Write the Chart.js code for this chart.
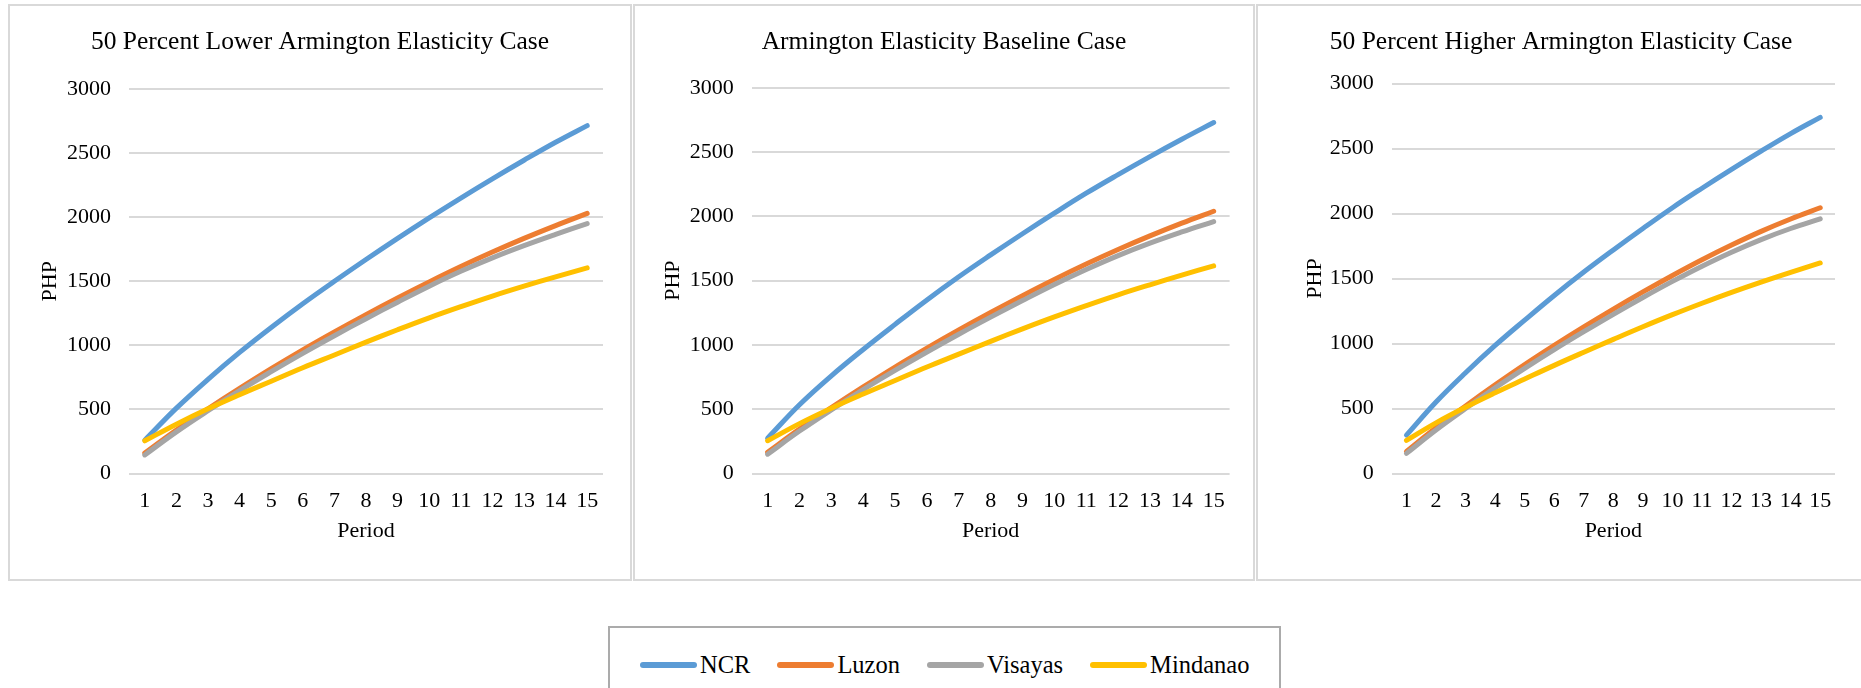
<!DOCTYPE html>
<html>
<head>
<meta charset="utf-8">
<script src="https://cdn.jsdelivr.net/npm/chart.js@4/dist/chart.umd.min.js"></script>
<style>
html,body{margin:0;padding:0;background:#fff;width:1861px;height:688px;overflow:hidden;font-family:"Liberation Serif","Times New Roman",serif;}
.panel{position:absolute;top:4px;height:577px;box-sizing:border-box;border:2px solid #d9d9d9;background:#fff;}
.panel canvas{display:block;}
#p1{left:8px;width:624px;}
#p2{left:633px;width:622px;}
#p3{left:1256px;width:610px;}
#legend{position:absolute;left:608px;top:626px;width:673px;height:80px;box-sizing:border-box;border:2px solid #ababab;background:#fff;}
#legendItems{position:absolute;left:30px;top:20px;height:34px;display:flex;align-items:center;gap:27px;}
.item{display:flex;align-items:center;}
.swatch{width:57px;height:6px;border-radius:3px;margin-right:3px;}
.ltext{font-family:"Liberation Serif","Times New Roman",serif;font-size:24.5px;color:#000;line-height:34px;}
</style>
</head>
<body>
<div class="panel" id="p1"><canvas id="c1" width="620" height="573"></canvas></div>
<div class="panel" id="p2"><canvas id="c2" width="618" height="573"></canvas></div>
<div class="panel" id="p3"><canvas id="c3" width="606" height="573"></canvas></div>
<div id="legend"><div id="legendItems"></div></div>
<script>
// ---- data ----
const periods = ['1','2','3','4','5','6','7','8','9','10','11','12','13','14','15'];
const seriesNames = ['NCR','Luzon','Visayas','Mindanao'];
const seriesColors = ['#5B9BD5','#ED7D31','#A5A5A5','#FFC000'];
const panelTitles = [
  '50 Percent Lower Armington Elasticity Case',
  'Armington Elasticity Baseline Case',
  '50 Percent Higher Armington Elasticity Case'
];
const xAxisTitle = 'Period';
const yAxisTitle = 'PHP';
const yMin = 0, yMax = 3000, yStep = 500;

// 50 Percent Lower
const lowerNCR      = [260, 510, 735, 945, 1140, 1325, 1500, 1670, 1835, 1995, 2150, 2300, 2445, 2585, 2715];
const lowerLuzon    = [160, 340, 505, 664, 818, 965, 1105, 1240, 1370, 1495, 1615, 1728, 1835, 1935, 2030];
const lowerVisayas  = [145, 325, 490, 647, 795, 938, 1075, 1208, 1337, 1462, 1578, 1683, 1778, 1866, 1950];
const lowerMindanao = [255, 385, 505, 615, 720, 825, 925, 1025, 1122, 1215, 1302, 1385, 1462, 1535, 1605];
// Baseline
const baseNCR      = [275, 535, 760, 965, 1160, 1350, 1530, 1700, 1865, 2025, 2180, 2325, 2465, 2600, 2730];
const baseLuzon    = [165, 345, 512, 673, 828, 975, 1116, 1252, 1383, 1509, 1629, 1742, 1848, 1947, 2040];
const baseVisayas  = [150, 330, 495, 653, 802, 945, 1083, 1216, 1345, 1470, 1587, 1695, 1792, 1879, 1960];
const baseMindanao = [255, 388, 508, 618, 723, 828, 928, 1028, 1125, 1218, 1306, 1390, 1468, 1543, 1615];
// 50 Percent Higher
const higherNCR      = [295, 550, 775, 985, 1180, 1370, 1550, 1720, 1885, 2045, 2195, 2340, 2480, 2615, 2740];
const higherLuzon    = [170, 352, 520, 682, 838, 986, 1128, 1265, 1397, 1524, 1645, 1758, 1863, 1958, 2045];
const higherVisayas  = [155, 335, 500, 659, 809, 953, 1091, 1225, 1354, 1478, 1595, 1703, 1800, 1885, 1960];
const higherMindanao = [255, 390, 510, 621, 727, 832, 933, 1032, 1129, 1222, 1310, 1394, 1473, 1548, 1620];

// ---- layout per panel ----
const panels = [
  {id:'c1', title:panelTitles[0], series:[lowerNCR, lowerLuzon, lowerVisayas, lowerMindanao],
   tTop:21.4, tBot:31.1, yW:119, yTitlePad:27.4, rightW:27},
  {id:'c2', title:panelTitles[1], series:[baseNCR, baseLuzon, baseVisayas, baseMindanao],
   tTop:21.4, tBot:29.8, yW:116.7, yTitlePad:25.4, rightW:23.4},
  {id:'c3', title:panelTitles[2], series:[higherNCR, higherLuzon, higherVisayas, higherMindanao],
   tTop:21.4, tBot:25.6, yW:133.7, yTitlePad:44.4, rightW:29}
];

const FONT = 'Liberation Serif';
const TXT = '#000';

panels.forEach(p => {
  new Chart(document.getElementById(p.id), {
    type: 'line',
    data: {
      labels: periods,
      datasets: seriesNames.map((n, i) => ({
        label: n,
        data: p.series[i],
        borderColor: seriesColors[i],
        backgroundColor: seriesColors[i],
        borderWidth: 5,
        pointRadius: 0,
        pointHoverRadius: 0,
        tension: 0.4,
        borderCapStyle: 'round',
        borderJoinStyle: 'round',
        fill: false,
        order: seriesNames.length - i
      }))
    },
    options: {
      responsive: false,
      animation: false,
      events: [],
      layout: {padding: {left: 0, right: 0, top: 0, bottom: 35}},
      plugins: {
        legend: {display: false},
        tooltip: {enabled: false},
        title: {
          display: true,
          text: p.title,
          color: TXT,
          font: {family: FONT, size: 25.5, weight: 'normal'},
          padding: {top: p.tTop, bottom: p.tBot}
        }
      },
      scales: {
        x: {
          type: 'category',
          offset: true,
          grid: {display: false},
          border: {display: false},
          ticks: {padding: 6.5, color: TXT, font: {family: FONT, size: 22}, maxRotation: 0, autoSkip: false},
          title: {display: true, text: xAxisTitle, color: TXT, font: {family: FONT, size: 22}, padding: 0},
          afterFit: s => { s.height = 70.5; }
        },
        y: {
          min: yMin, max: yMax,
          ticks: {stepSize: yStep, padding: 18, color: TXT, font: {family: FONT, size: 22},
                  callback: v => String(v)},
          grid: {color: '#d9d9d9', lineWidth: 2, drawTicks: false},
          border: {display: false},
          title: {display: true, text: yAxisTitle, color: TXT, font: {family: FONT, size: 22}, padding: {top: p.yTitlePad, bottom: 0}},
          afterFit: s => { s.width = p.yW; }
        },
        yRight: {
          axis: 'y',
          type: 'linear',
          position: 'right',
          display: true,
          grid: {display: false},
          ticks: {display: false},
          border: {display: false},
          afterFit: s => { s.width = p.rightW; }
        }
      }
    }
  });
});

// ---- legend ----
const li = document.getElementById('legendItems');
seriesNames.forEach((n, i) => {
  const it = document.createElement('div');
  it.className = 'item';
  const sw = document.createElement('div');
  sw.className = 'swatch';
  sw.style.background = seriesColors[i];
  const tx = document.createElement('span');
  tx.className = 'ltext';
  tx.textContent = n;
  it.appendChild(sw); it.appendChild(tx);
  li.appendChild(it);
});
</script>
</body>
</html>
######
**EXERCISE BRIEF:**
Copy the listing exactly. Any image in it stays out of the copy.

**CORRECT OUTPUT:**
Write the Chart.js code for this chart.
<!DOCTYPE html>
<html>
<head>
<meta charset="utf-8">
<script src="https://cdn.jsdelivr.net/npm/chart.js@4/dist/chart.umd.min.js"></script>
<style>
html,body{margin:0;padding:0;background:#fff;width:1861px;height:688px;overflow:hidden;font-family:"Liberation Serif","Times New Roman",serif;}
.panel{position:absolute;top:4px;height:577px;box-sizing:border-box;border:2px solid #d9d9d9;background:#fff;}
.panel canvas{display:block;}
#p1{left:8px;width:624px;}
#p2{left:633px;width:622px;}
#p3{left:1256px;width:610px;}
#legend{position:absolute;left:608px;top:626px;width:673px;height:80px;box-sizing:border-box;border:2px solid #ababab;background:#fff;}
#legendItems{position:absolute;left:30px;top:20px;height:34px;display:flex;align-items:center;gap:27px;}
.item{display:flex;align-items:center;}
.swatch{width:57px;height:6px;border-radius:3px;margin-right:3px;}
.ltext{font-family:"Liberation Serif","Times New Roman",serif;font-size:24.5px;color:#000;line-height:34px;}
</style>
</head>
<body>
<div class="panel" id="p1"><canvas id="c1" width="620" height="573"></canvas></div>
<div class="panel" id="p2"><canvas id="c2" width="618" height="573"></canvas></div>
<div class="panel" id="p3"><canvas id="c3" width="606" height="573"></canvas></div>
<div id="legend"><div id="legendItems"></div></div>
<script>
// ---- data ----
const periods = ['1','2','3','4','5','6','7','8','9','10','11','12','13','14','15'];
const seriesNames = ['NCR','Luzon','Visayas','Mindanao'];
const seriesColors = ['#5B9BD5','#ED7D31','#A5A5A5','#FFC000'];
const panelTitles = [
  '50 Percent Lower Armington Elasticity Case',
  'Armington Elasticity Baseline Case',
  '50 Percent Higher Armington Elasticity Case'
];
const xAxisTitle = 'Period';
const yAxisTitle = 'PHP';
const yMin = 0, yMax = 3000, yStep = 500;

// 50 Percent Lower
const lowerNCR      = [260, 510, 735, 945, 1140, 1325, 1500, 1670, 1835, 1995, 2150, 2300, 2445, 2585, 2715];
const lowerLuzon    = [160, 340, 505, 664, 818, 965, 1105, 1240, 1370, 1495, 1615, 1728, 1835, 1935, 2030];
const lowerVisayas  = [145, 325, 490, 647, 795, 938, 1075, 1208, 1337, 1462, 1578, 1683, 1778, 1866, 1950];
const lowerMindanao = [255, 385, 505, 615, 720, 825, 925, 1025, 1122, 1215, 1302, 1385, 1462, 1535, 1605];
// Baseline
const baseNCR      = [275, 535, 760, 965, 1160, 1350, 1530, 1700, 1865, 2025, 2180, 2325, 2465, 2600, 2730];
const baseLuzon    = [165, 345, 512, 673, 828, 975, 1116, 1252, 1383, 1509, 1629, 1742, 1848, 1947, 2040];
const baseVisayas  = [150, 330, 495, 653, 802, 945, 1083, 1216, 1345, 1470, 1587, 1695, 1792, 1879, 1960];
const baseMindanao = [255, 388, 508, 618, 723, 828, 928, 1028, 1125, 1218, 1306, 1390, 1468, 1543, 1615];
// 50 Percent Higher
const higherNCR      = [295, 550, 775, 985, 1180, 1370, 1550, 1720, 1885, 2045, 2195, 2340, 2480, 2615, 2740];
const higherLuzon    = [170, 352, 520, 682, 838, 986, 1128, 1265, 1397, 1524, 1645, 1758, 1863, 1958, 2045];
const higherVisayas  = [155, 335, 500, 659, 809, 953, 1091, 1225, 1354, 1478, 1595, 1703, 1800, 1885, 1960];
const higherMindanao = [255, 390, 510, 621, 727, 832, 933, 1032, 1129, 1222, 1310, 1394, 1473, 1548, 1620];

// ---- layout per panel ----
const panels = [
  {id:'c1', title:panelTitles[0], series:[lowerNCR, lowerLuzon, lowerVisayas, lowerMindanao],
   tTop:21.4, tBot:31.1, yW:119, yTitlePad:27.4, rightW:27},
  {id:'c2', title:panelTitles[1], series:[baseNCR, baseLuzon, baseVisayas, baseMindanao],
   tTop:21.4, tBot:29.8, yW:116.7, yTitlePad:25.4, rightW:23.4},
  {id:'c3', title:panelTitles[2], series:[higherNCR, higherLuzon, higherVisayas, higherMindanao],
   tTop:21.4, tBot:25.6, yW:133.7, yTitlePad:44.4, rightW:29}
];

const FONT = 'Liberation Serif';
const TXT = '#000';

panels.forEach(p => {
  new Chart(document.getElementById(p.id), {
    type: 'line',
    data: {
      labels: periods,
      datasets: seriesNames.map((n, i) => ({
        label: n,
        data: p.series[i],
        borderColor: seriesColors[i],
        backgroundColor: seriesColors[i],
        borderWidth: 5,
        pointRadius: 0,
        pointHoverRadius: 0,
        tension: 0.4,
        borderCapStyle: 'round',
        borderJoinStyle: 'round',
        fill: false,
        order: seriesNames.length - i
      }))
    },
    options: {
      responsive: false,
      animation: false,
      events: [],
      layout: {padding: {left: 0, right: 0, top: 0, bottom: 35}},
      plugins: {
        legend: {display: false},
        tooltip: {enabled: false},
        title: {
          display: true,
          text: p.title,
          color: TXT,
          font: {family: FONT, size: 25.5, weight: 'normal'},
          padding: {top: p.tTop, bottom: p.tBot}
        }
      },
      scales: {
        x: {
          type: 'category',
          offset: true,
          grid: {display: false},
          border: {display: false},
          ticks: {padding: 6.5, color: TXT, font: {family: FONT, size: 22}, maxRotation: 0, autoSkip: false},
          title: {display: true, text: xAxisTitle, color: TXT, font: {family: FONT, size: 22}, padding: 0},
          afterFit: s => { s.height = 70.5; }
        },
        y: {
          min: yMin, max: yMax,
          ticks: {stepSize: yStep, padding: 18, color: TXT, font: {family: FONT, size: 22},
                  callback: v => String(v)},
          grid: {color: '#d9d9d9', lineWidth: 2, drawTicks: false},
          border: {display: false},
          title: {display: true, text: yAxisTitle, color: TXT, font: {family: FONT, size: 22}, padding: {top: p.yTitlePad, bottom: 0}},
          afterFit: s => { s.width = p.yW; }
        },
        yRight: {
          axis: 'y',
          type: 'linear',
          position: 'right',
          display: true,
          grid: {display: false},
          ticks: {display: false},
          border: {display: false},
          afterFit: s => { s.width = p.rightW; }
        }
      }
    }
  });
});

// ---- legend ----
const li = document.getElementById('legendItems');
seriesNames.forEach((n, i) => {
  const it = document.createElement('div');
  it.className = 'item';
  const sw = document.createElement('div');
  sw.className = 'swatch';
  sw.style.background = seriesColors[i];
  const tx = document.createElement('span');
  tx.className = 'ltext';
  tx.textContent = n;
  it.appendChild(sw); it.appendChild(tx);
  li.appendChild(it);
});
</script>
</body>
</html>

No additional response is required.